## Extracted data
-------

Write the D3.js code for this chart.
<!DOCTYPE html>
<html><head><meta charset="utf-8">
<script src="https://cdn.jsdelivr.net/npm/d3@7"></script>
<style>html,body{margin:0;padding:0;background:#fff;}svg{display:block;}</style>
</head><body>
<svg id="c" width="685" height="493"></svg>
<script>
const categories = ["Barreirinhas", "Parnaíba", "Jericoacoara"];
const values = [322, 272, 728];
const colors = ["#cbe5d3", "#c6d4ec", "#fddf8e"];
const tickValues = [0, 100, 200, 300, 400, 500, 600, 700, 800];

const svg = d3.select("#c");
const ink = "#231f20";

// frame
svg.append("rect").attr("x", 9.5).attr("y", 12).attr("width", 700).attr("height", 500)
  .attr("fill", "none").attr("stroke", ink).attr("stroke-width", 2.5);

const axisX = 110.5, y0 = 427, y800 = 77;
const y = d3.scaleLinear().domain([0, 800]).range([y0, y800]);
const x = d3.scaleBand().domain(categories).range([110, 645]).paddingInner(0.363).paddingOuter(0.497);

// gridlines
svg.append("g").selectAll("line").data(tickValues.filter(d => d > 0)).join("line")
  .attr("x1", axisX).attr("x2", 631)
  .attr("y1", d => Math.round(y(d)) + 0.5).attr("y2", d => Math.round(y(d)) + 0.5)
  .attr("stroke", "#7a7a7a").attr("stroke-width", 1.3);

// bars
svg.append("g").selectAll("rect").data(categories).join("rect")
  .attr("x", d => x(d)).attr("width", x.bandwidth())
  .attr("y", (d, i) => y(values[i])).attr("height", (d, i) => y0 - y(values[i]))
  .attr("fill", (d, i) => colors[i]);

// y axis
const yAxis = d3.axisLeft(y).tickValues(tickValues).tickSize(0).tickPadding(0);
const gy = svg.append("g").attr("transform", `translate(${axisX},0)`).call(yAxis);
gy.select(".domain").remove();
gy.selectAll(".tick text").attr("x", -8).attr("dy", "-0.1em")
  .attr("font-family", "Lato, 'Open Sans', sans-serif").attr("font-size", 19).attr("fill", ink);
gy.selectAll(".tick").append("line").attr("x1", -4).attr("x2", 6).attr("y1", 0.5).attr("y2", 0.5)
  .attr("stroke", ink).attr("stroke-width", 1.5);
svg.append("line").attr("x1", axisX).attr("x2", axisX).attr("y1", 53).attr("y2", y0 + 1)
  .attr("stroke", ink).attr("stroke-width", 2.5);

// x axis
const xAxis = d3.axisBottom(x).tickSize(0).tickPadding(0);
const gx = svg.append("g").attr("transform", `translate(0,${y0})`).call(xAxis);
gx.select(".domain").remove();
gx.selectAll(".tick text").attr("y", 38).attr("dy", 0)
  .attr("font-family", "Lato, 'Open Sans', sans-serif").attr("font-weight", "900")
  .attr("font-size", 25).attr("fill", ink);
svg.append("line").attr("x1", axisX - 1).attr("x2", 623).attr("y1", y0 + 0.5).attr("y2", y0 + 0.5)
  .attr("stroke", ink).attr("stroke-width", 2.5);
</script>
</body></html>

-------

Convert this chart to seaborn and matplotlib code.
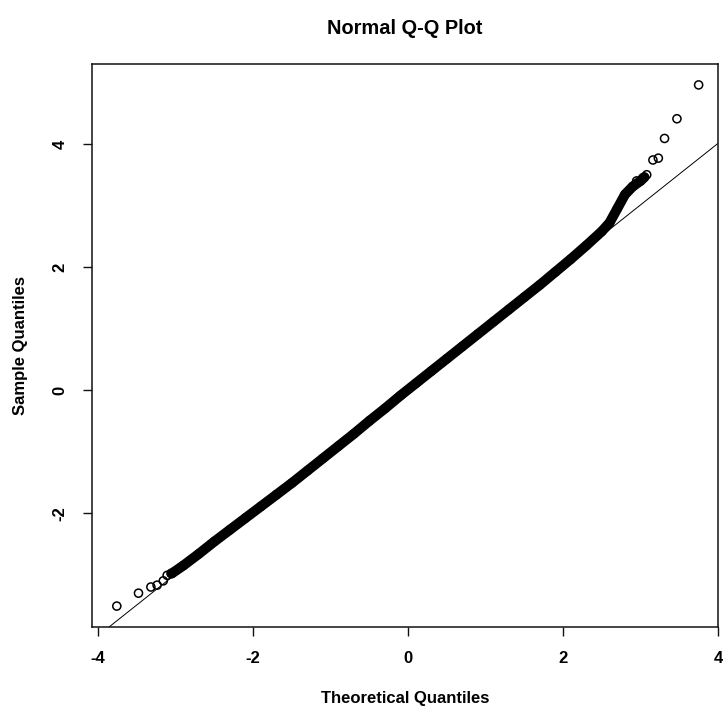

-------

## What is asked
Write down every line of the data above that includes the string "code".

## Solution to the exercise
Write the D3.js code for this chart.
Convert this chart to seaborn and matplotlib code.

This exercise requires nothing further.